Retype the opening lines of the data exactly, stopping after the line that contains "const TITLE = 'Nodes: 10000". Skip every picture.

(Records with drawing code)
........

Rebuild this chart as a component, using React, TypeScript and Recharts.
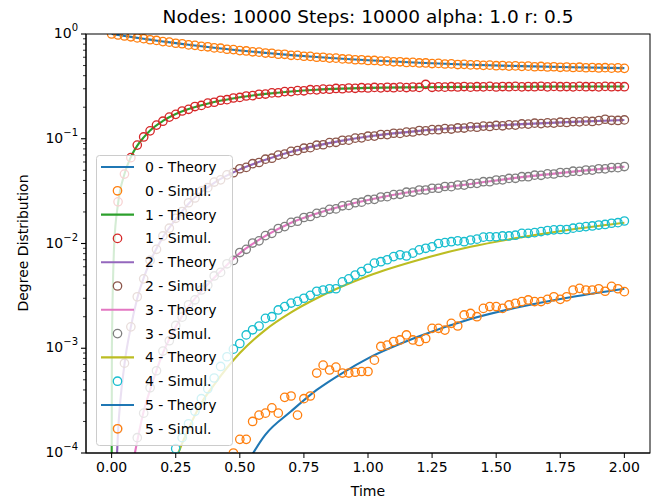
import React from 'react'
import { ComposedChart, Line, Scatter, XAxis, YAxis } from 'recharts'

const TITLE = 'Nodes: 10000 Steps: 10000 alpha: 1.0 r: 0.5'

// theory curves, sampled at these times
const THEORY_T = [0, 0.00005, 0.001, 0.01, 0.025, 0.05, 0.075, 0.1, 0.125, 0.15, 0.2, 0.25, 0.3, 0.35, 0.4, 0.5, 0.6, 0.7, 0.8, 0.9, 1.0, 1.2, 1.4, 1.6, 1.8, 2.0]
const THEORY_0 = [1.0, 1.0, 0.999, 0.991, 0.978, 0.958, 0.938, 0.919, 0.9, 0.883, 0.849, 0.819, 0.79, 0.764, 0.74, 0.697, 0.661, 0.629, 0.603, 0.58, 0.561, 0.531, 0.509, 0.493, 0.481, 0.472]
const THEORY_1 = [null, 0.00005, 0.001, 0.0098, 0.024, 0.046, 0.067, 0.086, 0.103, 0.12, 0.148, 0.172, 0.192, 0.209, 0.224, 0.249, 0.268, 0.283, 0.294, 0.301, 0.306, 0.31, 0.313, 0.314, 0.315, 0.315]
const THEORY_2 = [null, null, null, 0.000025, 0.00016, 0.0007, 0.0016, 0.003, 0.0047, 0.0067, 0.0115, 0.017, 0.024, 0.031, 0.038, 0.051, 0.063, 0.075, 0.086, 0.096, 0.105, 0.119, 0.129, 0.138, 0.145, 0.151]
const THEORY_3 = [null, null, null, null, null, 0.00002, 0.00006, 0.00013, 0.00025, 0.0004, 0.0009, 0.0016, 0.0025, 0.0035, 0.0047, 0.0081, 0.0118, 0.0158, 0.0193, 0.0228, 0.026, 0.032, 0.037, 0.043, 0.0485, 0.054]
const THEORY_4 = [null, null, null, null, null, null, null, null, null, null, 0.00003, 0.000085, 0.00017, 0.0003, 0.00045, 0.0009, 0.0015, 0.0022, 0.003, 0.0039, 0.0049, 0.007, 0.0093, 0.0115, 0.0137, 0.0158]
const THEORY_5 = [null, null, null, null, null, null, null, null, null, null, null, null, null, null, 0.00002, 0.00006, 0.00015, 0.00025, 0.0004, 0.00058, 0.0008, 0.0013, 0.0019, 0.0025, 0.0031, 0.0037]

// simulation samples
const SIM_T = [
  0, 0.025, 0.05, 0.075, 0.1, 0.125, 0.15, 0.175, 0.2, 0.225, 0.25, 0.275, 0.3, 0.325, 0.35, 0.375, 0.4, 0.425, 0.45, 0.475,
  0.5, 0.525, 0.55, 0.575, 0.6, 0.625, 0.65, 0.675, 0.7, 0.725, 0.75, 0.775, 0.8, 0.825, 0.85, 0.875, 0.9, 0.925, 0.95, 0.975,
  1.0, 1.025, 1.05, 1.075, 1.1, 1.125, 1.15, 1.175, 1.2, 1.225, 1.25, 1.275, 1.3, 1.325, 1.35, 1.375, 1.4, 1.425, 1.45, 1.475,
  1.5, 1.525, 1.55, 1.575, 1.6, 1.625, 1.65, 1.675, 1.7, 1.725, 1.75, 1.775, 1.8, 1.825, 1.85, 1.875, 1.9, 1.925, 1.95, 1.975, 2.0,
]
const SIM_0 = [
  1.0, 0.979, 0.957, 0.94, 0.917, 0.902, 0.881, 0.868, 0.846, 0.836, 0.816, 0.807, 0.787, 0.779, 0.761, 0.755, 0.737, 0.732, 0.715, 0.71,
  0.694, 0.689, 0.676, 0.671, 0.658, 0.655, 0.641, 0.64, 0.626, 0.625, 0.613, 0.612, 0.6, 0.6, 0.589, 0.588, 0.578, 0.577, 0.568, 0.568,
  0.559, 0.559, 0.551, 0.551, 0.543, 0.543, 0.535, 0.536, 0.529, 0.529, 0.522, 0.524, 0.517, 0.518, 0.511, 0.513, 0.507, 0.508, 0.502, 0.504,
  0.498, 0.5, 0.494, 0.496, 0.491, 0.493, 0.487, 0.49, 0.484, 0.487, 0.481, 0.484, 0.479, 0.482, 0.476, 0.479, 0.474, 0.477, 0.472, 0.475, 0.47,
]
const SIM_1 = [
  null, 0.025, 0.046, 0.066, 0.087, 0.104, 0.119, 0.135, 0.147, 0.161, 0.171, 0.184, 0.191, 0.203, 0.208, 0.219, 0.223, 0.233, 0.236, 0.245,
  0.248, 0.256, 0.258, 0.266, 0.267, 0.274, 0.275, 0.282, 0.282, 0.288, 0.287, 0.294, 0.293, 0.298, 0.297, 0.302, 0.3, 0.305, 0.303, 0.307,
  0.305, 0.309, 0.306, 0.31, 0.307, 0.311, 0.308, 0.312, 0.309, 0.33, 0.31, 0.313, 0.311, 0.314, 0.312, 0.315, 0.311, 0.314, 0.313, 0.316,
  0.312, 0.315, 0.314, 0.316, 0.313, 0.315, 0.314, 0.317, 0.313, 0.316, 0.314, 0.315, 0.313, 0.316, 0.314, 0.315, 0.313, 0.316, 0.314, 0.315, 0.314,
]
const SIM_2 = [
  null, 0.00017, 0.00072, 0.0016, 0.0031, 0.0046, 0.0069, 0.0088, 0.0118, 0.014, 0.0174, 0.0202, 0.0245, 0.0272, 0.0316, 0.0341, 0.0386, 0.0405, 0.0452, 0.0474,
  0.0517, 0.0533, 0.0578, 0.0593, 0.0638, 0.0652, 0.0698, 0.0713, 0.0757, 0.0771, 0.0812, 0.0822, 0.0868, 0.0876, 0.0918, 0.0925, 0.0968, 0.097, 0.1013, 0.102,
  0.1058, 0.106, 0.1098, 0.1095, 0.1128, 0.1125, 0.1158, 0.116, 0.1198, 0.119, 0.1222, 0.122, 0.1248, 0.1238, 0.1268, 0.1265, 0.1298, 0.1288, 0.132, 0.131,
  0.134, 0.133, 0.1358, 0.135, 0.1385, 0.138, 0.1408, 0.1395, 0.1418, 0.141, 0.1438, 0.143, 0.1458, 0.145, 0.1472, 0.1462, 0.1488, 0.1535, 0.15, 0.1495, 0.1512,
]
const SIM_3 = [
  null, null, null, 0.00006, 0.00014, 0.00024, 0.00042, 0.00061, 0.00094, 0.00118, 0.00165, 0.00198, 0.0026, 0.0029, 0.0036, 0.004, 0.0049, 0.0053, 0.0064, 0.0069,
  0.0082, 0.0088, 0.0101, 0.0106, 0.0119, 0.0125, 0.0139, 0.0145, 0.0159, 0.0163, 0.0177, 0.0181, 0.0194, 0.0198, 0.0212, 0.0214, 0.0229, 0.0231, 0.0245, 0.0248,
  0.0262, 0.0264, 0.0278, 0.028, 0.0293, 0.0295, 0.0309, 0.031, 0.0324, 0.0324, 0.0337, 0.0337, 0.035, 0.0349, 0.0362, 0.0361, 0.0374, 0.0375, 0.0389, 0.0389,
  0.0404, 0.0405, 0.0418, 0.0419, 0.0434, 0.0434, 0.0449, 0.0448, 0.0462, 0.0461, 0.0476, 0.0475, 0.049, 0.0488, 0.0503, 0.0502, 0.0517, 0.0516, 0.0531, 0.053, 0.0543,
]
const SIM_4 = [
  null, null, null, null, null, null, null, null, null, null, 0.00011, 0.00014, 0.00019, 0.00025, 0.00033, 0.00041, 0.00052, 0.00067, 0.00083, 0.00098,
  0.00111, 0.00134, 0.0015, 0.00163, 0.00193, 0.002, 0.00232, 0.0025, 0.0027, 0.0028, 0.003, 0.0032, 0.0035, 0.0036, 0.0037, 0.0037, 0.0043, 0.0046, 0.005, 0.0054,
  0.0058, 0.0065, 0.0067, 0.007, 0.0075, 0.0078, 0.0076, 0.0081, 0.0087, 0.009, 0.0093, 0.01, 0.0102, 0.0104, 0.0106, 0.0104, 0.0108, 0.011, 0.0115, 0.0116,
  0.0116, 0.0118, 0.0118, 0.012, 0.0125, 0.0125, 0.0127, 0.013, 0.0133, 0.0135, 0.0136, 0.0136, 0.014, 0.0143, 0.0145, 0.0147, 0.015, 0.0152, 0.0156, 0.0158, 0.0164,
]
const SIM_5 = [
  null, null, null, null, null, null, null, null, null, null, null, null, null, null, null, null, null, null, 0.00009, 0.0001,
  0.000135, 0.000135, 0.0002, 0.00023, 0.00024, 0.00027, 0.00024, 0.00034, 0.00035, 0.00023, 0.00033, 0.00035, 0.00058, 0.00069, 0.00062, 0.00066, 0.00058, 0.00058, 0.00059, 0.0006,
  0.0006, 0.00077, 0.00104, 0.00107, 0.00116, 0.0012, 0.00134, 0.0012, 0.00116, 0.00124, 0.00155, 0.00155, 0.00149, 0.00173, 0.00163, 0.00208, 0.00215, 0.002, 0.0024, 0.0025,
  0.0025, 0.0024, 0.00259, 0.00269, 0.00279, 0.00289, 0.00279, 0.00279, 0.00293, 0.0031, 0.00293, 0.0031, 0.0036, 0.00373, 0.0036, 0.0036, 0.0037, 0.0035, 0.0039, 0.0037, 0.00347,
]

const X_TICKS = [0, 0.25, 0.5, 0.75, 1.0, 1.25, 1.5, 1.75, 2.0]
const Y_TICKS = [
  0.0001, 0.0002, 0.0003, 0.0004, 0.0005, 0.0006, 0.0007, 0.0008, 0.0009,
  0.001, 0.002, 0.003, 0.004, 0.005, 0.006, 0.007, 0.008, 0.009,
  0.01, 0.02, 0.03, 0.04, 0.05, 0.06, 0.07, 0.08, 0.09,
  0.1, 0.2, 0.3, 0.4, 0.5, 0.6, 0.7, 0.8, 0.9, 1,
]

const FONT = 'DejaVu Sans'
const PLOT = { left: 86, top: 34, width: 564, height: 419 }

const toPoints = (ts: number[], vs: (number | null)[]) =>
  ts.map((t, i) => ({ t, v: vs[i] })).filter(p => p.v != null)

const SERIES = [
  { k: 0, theory: THEORY_0, sim: SIM_0, lineColor: '#1f77b4', dotColor: '#ff7f0e' },
  { k: 1, theory: THEORY_1, sim: SIM_1, lineColor: '#2ca02c', dotColor: '#d62728' },
  { k: 2, theory: THEORY_2, sim: SIM_2, lineColor: '#9467bd', dotColor: '#8c564b' },
  { k: 3, theory: THEORY_3, sim: SIM_3, lineColor: '#e377c2', dotColor: '#7f7f7f' },
  { k: 4, theory: THEORY_4, sim: SIM_4, lineColor: '#bcbd22', dotColor: '#17becf' },
  { k: 5, theory: THEORY_5, sim: SIM_5, lineColor: '#1f77b4', dotColor: '#ff7f0e' },
]

const ring = (color: string) => (props: any) =>
  <circle cx={props.cx} cy={props.cy} r={4.2} fill="none" stroke={color} strokeWidth={1.3} />

const YTick = (props: any) => {
  const { x, y, payload } = props
  const lg = Math.log10(payload.value)
  const exp = Math.round(lg)
  const major = Math.abs(lg - exp) < 1e-6
  return (
    <g>
      <line x1={x - (major ? 5 : 3)} x2={x} y1={y} y2={y} stroke="#000" strokeWidth={major ? 1.1 : 0.8} />
      {major && (
        <text x={x - 8} y={y + 4} textAnchor="end" fontSize={14} fontFamily={FONT} fill="#000">
          10<tspan dy={-7} fontSize={10}>{exp === 0 ? '0' : '\u2212' + -exp}</tspan>
        </text>
      )}
    </g>
  )
}

const LegendBox = () => {
  const top = 167
  const step = 23.8
  const rows = SERIES.flatMap(s => [
    { label: `${s.k} - Theory`, color: s.lineColor, kind: 'line' },
    { label: `${s.k} - Simul.`, color: s.dotColor, kind: 'dot' },
  ])
  return (
    <g>
      <rect x={96.5} y={155.5} width={136} height={290} rx={3} fill="rgba(255,255,255,0.8)" stroke="#cccccc" />
      {rows.map((r, j) => {
        const y = top + step * j
        return (
          <g key={j}>
            {r.kind === 'line'
              ? <line x1={101} x2={134} y1={y} y2={y} stroke={r.color} strokeWidth={2.1} />
              : <circle cx={117.5} cy={y} r={4.2} fill="none" stroke={r.color} strokeWidth={1.3} />}
            <text x={145} y={y + 5} fontSize={14} fontFamily={FONT} fill="#000">{r.label}</text>
          </g>
        )
      })}
    </g>
  )
}

export default function App() {
  return (
    <div style={{ position: 'absolute', left: 0, top: 0, width: 667, height: 501, background: '#fff', fontFamily: FONT }}>
      <ComposedChart width={667} height={501} margin={{ top: 34, right: 17, bottom: 8, left: 8 }}>
        <XAxis
          dataKey="t"
          type="number"
          domain={[-0.1, 2.1]}
          ticks={X_TICKS}
          interval={0}
          allowDataOverflow
          tickFormatter={(v: number) => v.toFixed(2)}
          stroke="#000"
          tick={{ fill: '#000', fontSize: 14, fontFamily: FONT }}
          tickSize={5}
          tickMargin={4}
          height={40}
        />
        <YAxis
          dataKey="v"
          type="number"
          scale="log"
          domain={[0.0001, 1]}
          allowDataOverflow
          ticks={Y_TICKS}
          interval={0}
          tick={<YTick />}
          tickLine={false}
          tickSize={0}
          tickMargin={0}
          width={78}
          stroke="#000"
        />
        {SERIES.flatMap(s => [
          <Line
            key={`l${s.k}`}
            data={toPoints(THEORY_T, s.theory)}
            dataKey="v"
            type="monotone"
            stroke={s.lineColor}
            strokeWidth={2.1}
            dot={false}
            isAnimationActive={false}
          />,
          <Scatter
            key={`s${s.k}`}
            data={toPoints(SIM_T, s.sim)}
            dataKey="v"
            shape={ring(s.dotColor)}
            isAnimationActive={false}
          />,
        ])}
      </ComposedChart>
      <svg width={667} height={501} style={{ position: 'absolute', left: 0, top: 0, pointerEvents: 'none' }}>
        <rect x={PLOT.left} y={PLOT.top} width={PLOT.width} height={PLOT.height} fill="none" stroke="#000" strokeWidth={1} />
        <text x={368} y={23} textAnchor="middle" fontSize={18.5} fontFamily={FONT} fill="#000">{TITLE}</text>
        <text x={368} y={496} textAnchor="middle" fontSize={14} fontFamily={FONT} fill="#000">Time</text>
        <text transform="translate(28,243) rotate(-90)" textAnchor="middle" fontSize={14} fontFamily={FONT} fill="#000">Degree Distribution</text>
        <LegendBox />
      </svg>
    </div>
  )
}
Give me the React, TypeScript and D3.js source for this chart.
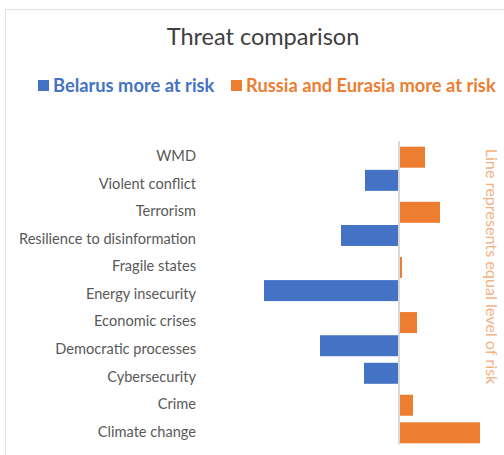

........

> TASK RESULT:
Rebuild this chart as a component, using React, TypeScript and Recharts.
import React from 'react'
import { ComposedChart, Line, Scatter, XAxis, YAxis } from 'recharts'

const TITLE = 'Nodes: 10000 Steps: 10000 alpha: 1.0 r: 0.5'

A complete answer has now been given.